Franchise Disclosure Document

Training 

The franchisor provides comprehensive training for new franchisees, covering various aspects essential for running a Miracle-Ear® Center. The training includes:

Initial Training Program

This program is mandatory for new franchisees and takes place at a mutually agreeable time and location, which may include the franchisor's home office or other designated places. The program covers the basics of franchise operation, including marketing, human resource management, business analysis, financial management, store planning, sales strategies, and information technology.

Continuing Education

Franchisees are required to attend additional courses, seminars, and training programs as deemed necessary by the franchisor. These may include license preparation courses, advanced fitting sessions, and other educational forums. The franchisor reserves the right to require franchisees and certain management-level employees to attend an annual national or regional meeting, seminar, or convention for training or business purposes.

Tailored Training

The New Franchisee Business Workshop is usually tailored to each franchisee's level of experience, business acumen, and other factors at the field manager's discretion. This ensures that the training is relevant and effective for each franchisee.

Territory protection

Miracle-Ear provides territorial protection to its franchisees as detailed in their Franchise Disclosure Document (FDD).
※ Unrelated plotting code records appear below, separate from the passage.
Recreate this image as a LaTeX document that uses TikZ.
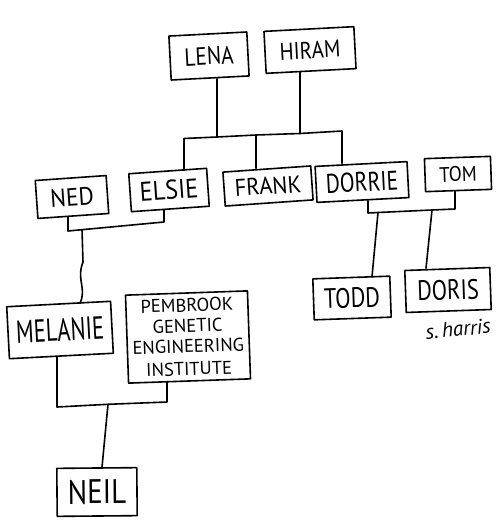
\documentclass[tikz,border=0pt]{standalone}
\usepackage{fontspec}
\usepackage{graphicx}
\setmainfont{PT Sans}
\newcommand\lbl[3]{\scalebox{#2}[1]{\fontsize{#1}{#1}\selectfont #3}}
\begin{document}
\begin{tikzpicture}[x=1pt,y=-1pt,
  box/.style={draw, line width=1.6pt, inner sep=0pt, align=center, line join=round},
  conn/.style={line width=1.6pt, line join=round, line cap=round}]
\useasboundingbox (0,0) rectangle (500,532);
% boxes
\node[box, minimum width=78, minimum height=44, rotate=3] (lena) at (209,56) {\lbl{25}{0.85}{LENA}};
\node[box, minimum width=90, minimum height=42, rotate=3] (hiram) at (310,50) {\lbl{24}{0.87}{HIRAM}};
\node[box, minimum width=71, minimum height=38, rotate=4] (ned) at (72,197) {\lbl{25}{0.94}{NED}};
\node[box, minimum width=78, minimum height=38, rotate=4] (elsie) at (169,190) {\lbl{27}{0.9}{ELSIE}};
\node[box, minimum width=88, minimum height=34, rotate=4] (frank) at (268,186) {\lbl{24}{0.94}{FRANK}};
\node[box, minimum width=92, minimum height=36, rotate=3] (dorrie) at (362,182) {\lbl{27}{0.8}{DORRIE}};
\node[box, minimum width=66, minimum height=33, rotate=2] (tom) at (458,174) {\lbl{21}{0.9}{TOM}};
\node[box, minimum width=104, minimum height=52, rotate=3] (melanie) at (60,330) {\lbl{32}{0.7}{MELANIE}};
\node[box, minimum width=122, minimum height=88, rotate=2, font=\fontsize{18.5}{20.5}\selectfont] (pgei) at (188,337)
  {PEMBROOK\\GENETIC\\ENGINEERING\\[2pt]INSTITUTE};
\node[box, minimum width=80, minimum height=48, rotate=0.5] (neil) at (97,492) {\lbl{34}{0.85}{NEIL}};
\node[box, minimum width=77, minimum height=41, rotate=2] (todd) at (352,298) {\lbl{28}{0.8}{TODD}};
\node[box, minimum width=85, minimum height=42, rotate=2] (doris) at (448,290) {\lbl{28}{0.8}{DORIS}};
\node[rotate=6, font=\itshape\fontsize{21}{21}\selectfont] (sig) at (458,329) {s.\,harris};
% junction coordinates
\coordinate (lj) at (217,137);
\coordinate (hj) at (300,133.5);
\coordinate (b1) at (184,138.5);
\coordinate (fj) at (256,135);
\coordinate (b2) at (342,131);
\coordinate (n1) at (68,231);
\coordinate (n2) at (164,222);
\coordinate (nj) at (82,229.7);
\coordinate (d1) at (368,213);
\coordinate (d2) at (455,209);
\coordinate (dj1) at (378,212.5);
\coordinate (dj2) at (432,210);
\coordinate (m1) at (57,407);
\coordinate (m2) at (167,402);
\coordinate (mj) at (108,404.3);
% connectors
\draw[conn] (lj |- lena.south) -- (lj);
\draw[conn] (hj |- hiram.south) -- (hj);
\draw[conn] (b1 |- elsie.north) -- (b1) -- (lj) -- (fj) -- (hj) -- (b2) -- (b2 |- dorrie.north);
\draw[conn] (fj) -- (fj |- frank.north);
\draw[conn] (n1 |- ned.south) -- (n1) -- (nj) -- (n2) -- (n2 |- elsie.south);
\draw[conn] (nj) -- (83,262) .. controls (76,280) and (87,288) .. ([xshift=-2pt]nj |- melanie.north);
\draw[conn] (d1 |- dorrie.south) -- (d1) -- (dj1) -- (dj2) -- (d2) -- (d2 |- tom.south);
\draw[conn] (dj1) -- ([xshift=-6pt]dj1 |- todd.north);
\draw[conn] (dj2) -- ([xshift=-6pt]dj2 |- doris.north);
\draw[conn] (m1 |- melanie.south) -- (m1) -- (mj) -- (m2) -- (m2 |- pgei.south);
\draw[conn] (mj) -- ([xshift=-6pt]mj |- neil.north);
\end{tikzpicture}
\end{document}
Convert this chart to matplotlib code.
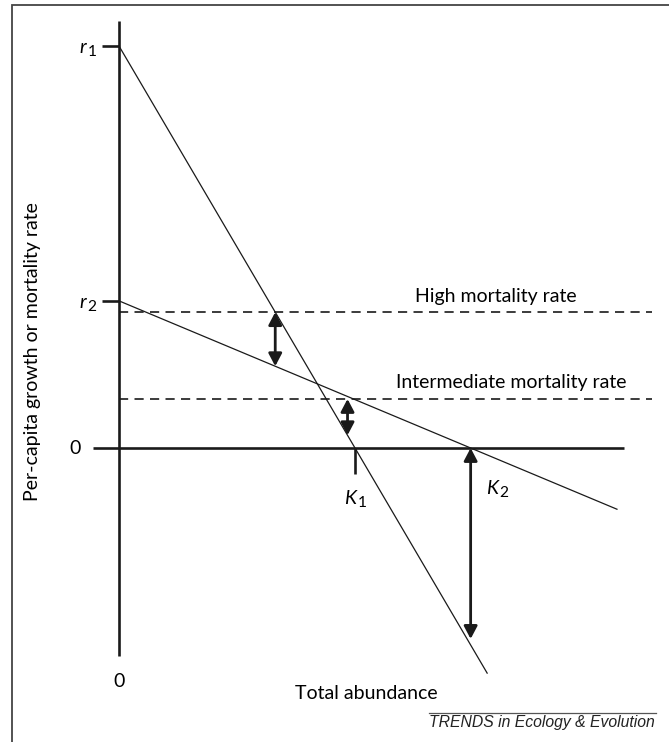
import matplotlib
matplotlib.use("Agg")
import matplotlib.pyplot as plt
from matplotlib.patches import Rectangle

plt.rcParams['font.family'] = ['Lato', 'DejaVu Sans']

# model values (relative units)
r1 = 1.0       # intrinsic growth rate, species 1
r2 = 0.366     # intrinsic growth rate, species 2
K1 = 1.0       # carrying capacity, species 1
K2 = 1.49      # carrying capacity, species 2
m_high = 0.338
m_int = 0.122

line1_end = 1.56
line2_end = 2.11
zero_line = [-0.11, 2.14]
dash_end = 2.26
yaxis_range = [-0.517, 1.062]

fs = 14

fig = plt.figure(figsize=(6.69, 7.42), dpi=100)
ax = fig.add_axes([0, 0, 1, 1])
ax.set_xlim(-119 / 236, (669 - 119) / 236)
ax.set_ylim((448 - 742) / 402, 448 / 402)
ax.axis('off')

# border of the figure panel (left and top only visible)
fig.patches.append(Rectangle((12 / 669, -0.1), 2, 1.1 - 5 / 742, transform=fig.transFigure,
                             fill=False, edgecolor='#444444', lw=1.3))

k = '#1a1a1a'
# axes
ax.plot([0, 0], yaxis_range, color=k, lw=1.9, solid_capstyle='butt')
ax.plot(zero_line, [0, 0], color=k, lw=1.9, solid_capstyle='butt')
ax.plot([-0.072, 0], [r1, r1], color=k, lw=1.9, solid_capstyle='butt')
ax.plot([-0.072, 0], [r2, r2], color=k, lw=1.9, solid_capstyle='butt')
ax.plot([K1, K1], [0, -0.064], color=k, lw=1.9, solid_capstyle='butt')

# growth-rate lines
def g(r, K, x):
    return r * (1 - x / K)

ax.plot([0, line1_end], [r1, g(r1, K1, line1_end)], color=k, lw=0.9)
ax.plot([0, line2_end], [r2, g(r2, K2, line2_end)], color=k, lw=0.9)

# mortality rates
for m in (m_high, m_int):
    ax.plot([0, dash_end], [m, m], color=k, lw=1.2, linestyle=(0, (5.5, 3.8)))

ax.text(1.595, m_high + 0.038, 'High mortality rate', ha='center', va='center', fontsize=fs)
ax.text(1.66, m_int + 0.042, 'Intermediate mortality rate', ha='center', va='center', fontsize=fs)

# double arrows
ap = dict(arrowstyle='<|-|>,head_length=0.38,head_width=0.2', color=k, lw=2.0,
          shrinkA=0, shrinkB=0, mutation_scale=20)
x_high = K1 * (1 - m_high / r1)
ax.annotate('', xy=(x_high, m_high), xytext=(x_high, g(r2, K2, x_high)), arrowprops=ap)
x_int = K2 * (1 - m_int / r2) - 0.025
ax.annotate('', xy=(x_int, m_int), xytext=(x_int, g(r1, K1, x_int)), arrowprops=ap)
ax.annotate('', xy=(K2, 0), xytext=(K2, g(r1, K1, K2) + 0.015), arrowprops=ap)


def sym(x, y, letter, sub):
    # italic letter with an upright subscript, joined at (x, y)
    ax.annotate(letter, (x, y), xytext=(0, 0), textcoords='offset points',
                ha='right', va='center', fontsize=fs, style='italic')
    ax.annotate(sub, (x, y), xytext=(1, -3.5), textcoords='offset points',
                ha='left', va='center', fontsize=fs * 0.8)


# labels
sym(-0.14, r1 - 0.004, 'r', '1')
sym(-0.14, r2 - 0.004, 'r', '2')
ax.text(-0.16, 0, '0', ha='right', va='center', fontsize=fs)
ax.text(0.0, -0.58, '0', ha='center', va='center', fontsize=fs)
sym(1.004, -0.125, 'K', '1')
sym(1.606, -0.1, 'K', '2')
ax.text((366 - 119) / 236, -0.61, 'Total abundance', ha='center', va='center', fontsize=fs)
ax.text(-0.365, (448 - 352) / 402, 'Per-capita growth or mortality rate', rotation=90,
        ha='center', va='center', fontsize=fs)

# journal credit
fig.text(655 / 669, 1 - 722 / 742, 'TRENDS in Ecology & Evolution', ha='right', va='center',
         fontsize=11.3, style='italic', family='Liberation Sans', color='#222222')
fig.add_artist(plt.Line2D([429 / 669, 656 / 669], [1 - 713 / 742] * 2, transform=fig.transFigure,
                          color='#555555', lw=0.9))

fig.savefig('out.png', dpi=100)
The franchisor commits not to establish or allow any other entity to operate a Miracle-Ear Center using the proprietary marks within the franchisee's designated territory, as long as the franchisee complies with their Relocation Schedule and Development Schedule.

This territorial protection ensures that franchisees can operate without internal competition, contingent upon their adherence to the terms of the agreement and fulfillment of development and relocation obligations.